В общем, когда АНа в ноябре 1954-го из радиопеленгаторного центра «ОСНАЗ» перевели в обычную часть, это было очень кстати. Времени для литературной работы стало больше, а теперь уже хотелось многое успевать. Литература становилась работой во всех смыслах. И время благодаря этому летело быстрее и быстрее. Вперёд, к заветному дембелю!
Но чем ближе увольнение в запас, тем мучительнее ожидание — это известно каждому, кто испытывал нечто подобное.
Вот одно из последних писем оттуда:
«Здравствуйте, родные мои!
Жду — не дождусь, когда придет, наконец, приказ об увольнении. Увы, это от меня не зависит, и я теперь могу только желать и надеяться, чтобы он пришел скорее. Но ещё месяца полтора, вероятно, придётся подождать. Впрочем, помимо того, что я тоскую и томлюсь в ожидании, я ещё и занимаюсь полезным делом, которое помогает мне не замечать времени. Я пишу. Моя новая повестишка — „Четвёртое Царство“ — она же „Фиолетовый газ“ (он же лиловый) будет в полностью готовом виде числу к 22-му. Вещица небольшая, страниц на 30 — 40 книги небольшого формата, состоять будет из 5-ти глав, полторы из которых сделаны. В понедельник заканчиваю писать, два дня на печатание и — о, миг тревожный и блаженный! — в редакцию. Конечно, могут и не напечатать, тогда я пошлю её тебе, Борис, ты исправишь и попробуешь толкнуть где-нибудь в Ленинграде. Затем я без передышки сажусь за следующую повесть, и так без конца, пока не вернусь. Не важно, что их не будут печатать злобные и тупые редакторы, главное — я вырабатываю свой стиль, привожу в порядок свои способности выражать мысли на бумаге. А вдруг из меня что-нибудь получится?

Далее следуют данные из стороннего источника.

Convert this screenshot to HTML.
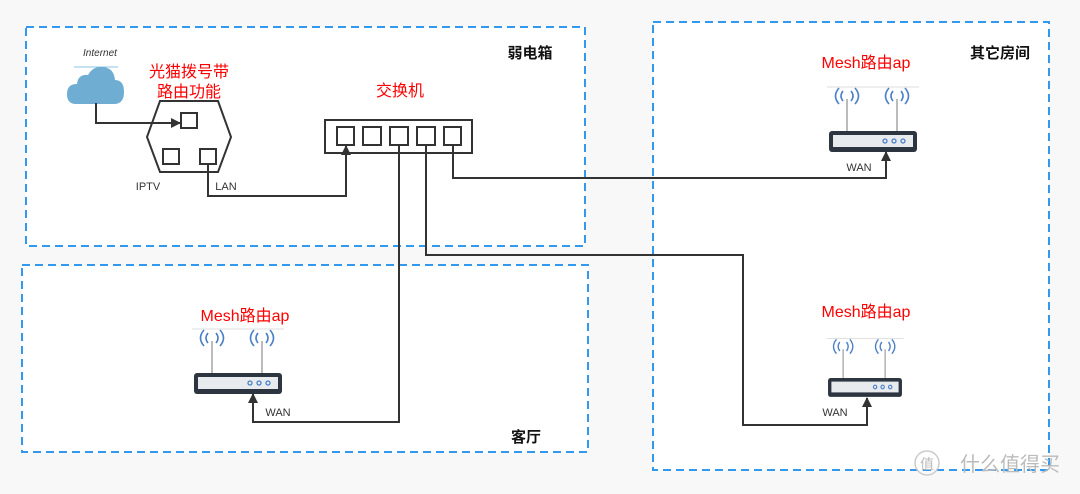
<!DOCTYPE html>
<html><head><meta charset="utf-8"><style>
html,body{margin:0;padding:0;background:#f8f8f8;}
svg{display:block}
text{font-family:"Liberation Sans","Noto Sans CJK SC",sans-serif;}
</style></head><body>
<svg width="1080" height="494" viewBox="0 0 1080 494" xmlns="http://www.w3.org/2000/svg">
<defs>
<marker id="ar" markerWidth="10" markerHeight="10" refX="9" refY="5" orient="auto" markerUnits="userSpaceOnUse">
<path d="M0,0 L10,5 L0,10 z" fill="#333"/>
</marker>
<g id="rt">
<line x1="-46" y1="-44" x2="46" y2="-44" stroke="#ddd" stroke-width="1"/>
<line x1="-26" y1="-32" x2="-26" y2="0" stroke="#bbb" stroke-width="2"/>
<line x1="24" y1="-32" x2="24" y2="0" stroke="#bbb" stroke-width="2"/>
<g fill="none" stroke="#4a7fc8" stroke-width="1.6">
<path d="M-30,-40 q-4,5 0,10 M-22,-40 q4,5 0,10 M-34,-43 q-7,8 0,16 M-18,-43 q7,8 0,16"/>
<path d="M20,-40 q-4,5 0,10 M28,-40 q4,5 0,10 M16,-43 q-7,8 0,16 M32,-43 q7,8 0,16"/>
</g>
<rect x="-44" y="0" width="88" height="21" rx="3" fill="#2d3540"/>
<rect x="-40" y="4" width="80" height="12" fill="#e8ebee"/>
<g fill="none" stroke="#4a7fc8" stroke-width="1.3"><circle cx="12" cy="10" r="2"/><circle cx="21" cy="10" r="2"/><circle cx="30" cy="10" r="2"/></g>
</g>
</defs>
<g fill="#fff" stroke="#3399ee" stroke-width="2" stroke-dasharray="8,5">
<rect x="26" y="27" width="559" height="219"/>
<rect x="22" y="265" width="566" height="187"/>
<rect x="653" y="22" width="396" height="448"/>
</g>
<text x="530" y="58" font-size="15" font-weight="bold" text-anchor="middle" fill="#111">弱电箱</text>
<text x="1000" y="58" font-size="15" font-weight="bold" text-anchor="middle" fill="#111">其它房间</text>
<text x="526" y="442" font-size="15" font-weight="bold" text-anchor="middle" fill="#111">客厅</text>
<text x="100" y="56" font-size="10" font-style="italic" text-anchor="middle" fill="#333">Internet</text>
<line x1="74" y1="67" x2="118" y2="67" stroke="#8ec3e6" stroke-width="1"/>
<path d="M76,104 q-9,0 -9,-10 q0,-10 10,-10 q1,-10 11,-9 q5,-9 15,-8 q11,1 12,13 q9,0 9,12 q0,12 -10,12 z" fill="#6fadd3"/>
<polygon points="160,101 218,101 231,137 218,172 160,172 147,137" fill="#fff" stroke="#333" stroke-width="2"/>
<rect x="181" y="113" width="16" height="15" fill="none" stroke="#333" stroke-width="2"/>
<rect x="163" y="149" width="16" height="15" fill="none" stroke="#333" stroke-width="2"/>
<rect x="200" y="149" width="16" height="15" fill="none" stroke="#333" stroke-width="2"/>
<text x="189" y="77" font-size="16" text-anchor="middle" fill="#f00">光猫拨号带</text>
<text x="189" y="97" font-size="16" text-anchor="middle" fill="#f00">路由功能</text>
<text x="148" y="190" font-size="11" text-anchor="middle" fill="#333">IPTV</text>
<text x="226" y="190" font-size="11" text-anchor="middle" fill="#333">LAN</text>
<text x="400" y="96" font-size="16" text-anchor="middle" fill="#f00">交换机</text>
<rect x="325" y="120" width="147" height="33" fill="#fff" stroke="#333" stroke-width="2"/>
<g fill="none" stroke="#333" stroke-width="2">
<rect x="337" y="127" width="17" height="18"/><rect x="363" y="127" width="18" height="18"/><rect x="390" y="127" width="18" height="18"/><rect x="417" y="127" width="18" height="18"/><rect x="444" y="127" width="17" height="18"/>
</g>
<g fill="none" stroke="#333" stroke-width="2">
<polyline points="96,103 96,123 180,123" marker-end="url(#ar)"/>
<polyline points="208,164 208,196 346,196 346,146" marker-end="url(#ar)"/>
<polyline points="399,145 399,422 253,422 253,394" marker-end="url(#ar)"/>
<polyline points="426,145 426,255 743,255 743,425 867,425 867,398" marker-end="url(#ar)"/>
<polyline points="453,145 453,178 886,178 886,152" marker-end="url(#ar)"/>
</g>
<use href="#rt" transform="translate(238,373)"/>
<use href="#rt" transform="translate(873,131)"/>
<use href="#rt" transform="translate(865,378) scale(0.84,0.9)"/>
<text x="245" y="321" font-size="16" text-anchor="middle" fill="#f00">Mesh路由ap</text>
<text x="866" y="68" font-size="16" text-anchor="middle" fill="#f00">Mesh路由ap</text>
<text x="866" y="317" font-size="16" text-anchor="middle" fill="#f00">Mesh路由ap</text>
<text x="278" y="416" font-size="11" text-anchor="middle" fill="#333">WAN</text>
<text x="859" y="171" font-size="11" text-anchor="middle" fill="#333">WAN</text>
<text x="835" y="416" font-size="11" text-anchor="middle" fill="#333">WAN</text>
<circle cx="927" cy="463" r="12" fill="none" stroke="#ccc" stroke-width="1.5"/>
<text x="927" y="469" font-size="14" text-anchor="middle" fill="#bbb">值</text>
<text x="1010" y="471" font-size="20" text-anchor="middle" fill="#bbb">什么值得买</text>
</svg>
</body></html>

Кстати (к слову пришлось), что бы вы мне посоветовали делать дома? Чем заняться? Конечно, в военкомате мне предложат что-нибудь, но как вообще с перспективами работы? Мне почему-то кажется, что я не пропаду. А?
Ленуська мне пишет, и я ей, довольно часто. Мамочка, ты уж напиши ей пару слов, она в таком сейчас положении, а кроме того — очень тебя любит и уважает.

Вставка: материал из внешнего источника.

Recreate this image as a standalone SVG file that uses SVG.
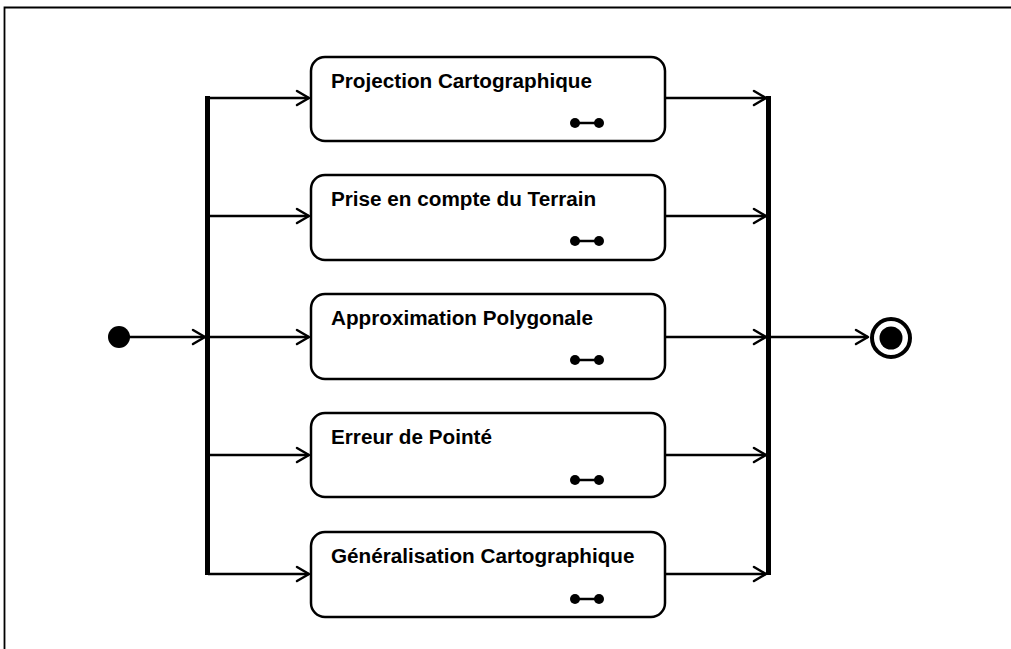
<svg xmlns="http://www.w3.org/2000/svg" width="1011" height="649" viewBox="0 0 1011 649">
<style>
.box{fill:#fff;stroke:#000;stroke-width:2.5}
.lbl{font-family:"Liberation Sans",Arial,sans-serif;font-weight:bold;font-size:20.7px;fill:#000}
.ln{stroke:#000;stroke-width:2.5;fill:none}
.ah{stroke:#000;stroke-width:2.5;fill:none;stroke-linecap:round;stroke-linejoin:round}
.bar{fill:#000}
</style>
<defs>
<g id="icon"><circle cx="0" cy="0" r="5" fill="#000"/><circle cx="24" cy="0" r="5" fill="#000"/><line x1="0" y1="0" x2="24" y2="0" stroke="#000" stroke-width="2.5"/></g>
</defs>
<rect width="1011" height="649" fill="#fff"/>
<path d="M4.5 649 V7.5 H1011" stroke="#000" stroke-width="1.8" fill="none"/>
<g id="connectors">
<line class="ln" x1="129" y1="337" x2="205" y2="337"/>
<path class="ah" d="M193 330 L205 337 L193 344"/>
<line class="ln" x1="208" y1="98" x2="309" y2="98"/><path class="ah" d="M297 91 L309 98 L297 105"/>
<line class="ln" x1="208" y1="216" x2="309" y2="216"/><path class="ah" d="M297 209 L309 216 L297 223"/>
<line class="ln" x1="208" y1="337" x2="309" y2="337"/><path class="ah" d="M297 330 L309 337 L297 344"/>
<line class="ln" x1="208" y1="455" x2="309" y2="455"/><path class="ah" d="M297 448 L309 455 L297 462"/>
<line class="ln" x1="208" y1="574" x2="309" y2="574"/><path class="ah" d="M297 567 L309 574 L297 581"/>
<line class="ln" x1="666" y1="98" x2="766" y2="98"/><path class="ah" d="M754 91 L766 98 L754 105"/>
<line class="ln" x1="666" y1="216" x2="766" y2="216"/><path class="ah" d="M754 209 L766 216 L754 223"/>
<line class="ln" x1="666" y1="337" x2="766" y2="337"/><path class="ah" d="M754 330 L766 337 L754 344"/>
<line class="ln" x1="666" y1="455" x2="766" y2="455"/><path class="ah" d="M754 448 L766 455 L754 462"/>
<line class="ln" x1="666" y1="574" x2="766" y2="574"/><path class="ah" d="M754 567 L766 574 L754 581"/>
<line class="ln" x1="769" y1="337" x2="868" y2="337"/><path class="ah" d="M856 330 L868 337 L856 344"/>
</g>
<g id="initial"><circle cx="119" cy="337" r="11" fill="#000"/></g>
<g id="fork"><rect class="bar" x="205" y="96" width="5" height="479"/></g>
<g id="join"><rect class="bar" x="766" y="96" width="5" height="479"/></g>
<g id="final"><circle cx="891" cy="338" r="19" fill="#fff" stroke="#000" stroke-width="4"/><circle cx="891" cy="338" r="11.5" fill="#000"/></g>
<g id="n1"><rect class="box" x="311" y="57" width="354" height="84" rx="14"/><text class="lbl" x="331" y="88">Projection Cartographique</text><use href="#icon" x="575" y="123"/></g>
<g id="n2"><rect class="box" x="311" y="175" width="354" height="85" rx="14"/><text class="lbl" x="331" y="206">Prise en compte du Terrain</text><use href="#icon" x="575" y="241"/></g>
<g id="n3"><rect class="box" x="311" y="294" width="354" height="85" rx="14"/><text class="lbl" x="331" y="325">Approximation Polygonale</text><use href="#icon" x="575" y="360"/></g>
<g id="n4"><rect class="box" x="311" y="413" width="354" height="84" rx="14"/><text class="lbl" x="331" y="444">Erreur de Pointé</text><use href="#icon" x="575" y="480"/></g>
<g id="n5"><rect class="box" x="311" y="532" width="354" height="85" rx="14"/><text class="lbl" x="331" y="563">Généralisation Cartographique</text><use href="#icon" x="575" y="599"/></g>
</svg>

Я здоров и весел, только зудит всё, хочется, чтобы скорее, скорее… а оно очень медленно. Питаюсь хорошо. Мама, следи за здоровьем. Пока всё.

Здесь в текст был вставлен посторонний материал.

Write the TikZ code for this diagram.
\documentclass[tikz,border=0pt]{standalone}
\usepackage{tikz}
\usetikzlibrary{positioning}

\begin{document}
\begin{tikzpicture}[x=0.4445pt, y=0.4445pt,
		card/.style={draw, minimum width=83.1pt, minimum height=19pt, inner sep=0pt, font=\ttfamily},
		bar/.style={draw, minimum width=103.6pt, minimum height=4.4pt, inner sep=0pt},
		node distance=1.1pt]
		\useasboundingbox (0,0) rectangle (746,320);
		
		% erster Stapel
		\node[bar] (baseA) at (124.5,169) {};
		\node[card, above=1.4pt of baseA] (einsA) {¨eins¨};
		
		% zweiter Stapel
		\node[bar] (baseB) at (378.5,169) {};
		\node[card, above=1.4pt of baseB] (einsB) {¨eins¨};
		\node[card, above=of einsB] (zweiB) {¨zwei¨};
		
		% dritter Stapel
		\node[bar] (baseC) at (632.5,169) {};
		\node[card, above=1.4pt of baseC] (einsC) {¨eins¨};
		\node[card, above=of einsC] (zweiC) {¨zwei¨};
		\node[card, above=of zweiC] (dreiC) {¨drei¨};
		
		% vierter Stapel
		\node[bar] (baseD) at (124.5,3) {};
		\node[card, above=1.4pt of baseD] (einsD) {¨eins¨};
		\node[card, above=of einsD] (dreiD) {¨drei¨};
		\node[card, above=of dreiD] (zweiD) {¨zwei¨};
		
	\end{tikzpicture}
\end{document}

Обнимаю и целую вас, ваш Арк. Khabarovsk 14.04.55»
Приказ подписали 9 мая — это ж надо было такой день выбрать! Точно пошутил кто-то в управлении кадров. В десятилетний юбилей Победы АН отпраздновал свою окончательную победу над воинской службой. Теперь — отныне и навсегда, — он человек штатский. Ему хотелось в это верить, хотя, конечно, потом ещё не раз дёргали и даже полновесным призывом грозились. Но всё равно он теперь — творческий работник. Официальный статус члена творческого союза (даже журналистов) он получит много позднее, но для себя уже давно всё выбрал и определил. Главное — свобода. От формы. От распорядка. От субординации. Ото всех этих опостылевших условностей. Он будет потом часто и даже с теплотой вспоминать свою армейскую молодость, но… что уж говорить, всё-таки это не его призвание.
«И как это я тогда решился подать рапорт об увольнении? Ведь я был никто тогда, ничего решительно не умел, ничему не был обучен для гражданской жизни, с капризной женой и золотушной Катькой на шее… Нет, никогда бы я не рискнул, если бы хоть что-нибудь светило мне в армии. Но ничего не светило мне в армии, а ведь был я тогда молодой, честолюбивый, страшно мне было представить себя на годы и годы вперёд всё тем же лейтенантом, всё тем же переводчиком, всё в той же дивизии».
Скромничает наш Феликс Сорокин — главный герой «Хромой судьбы», повести в этой части совершенно автобиографической для АНа, — ай, скромничает! В 1955-м он был уже КТО. Он был вполне сложившимся писателем, а вместе с братом — писателем уникальным. Просто об этом ещё не знали люди вокруг. Но он-то сам наверняка догадывался.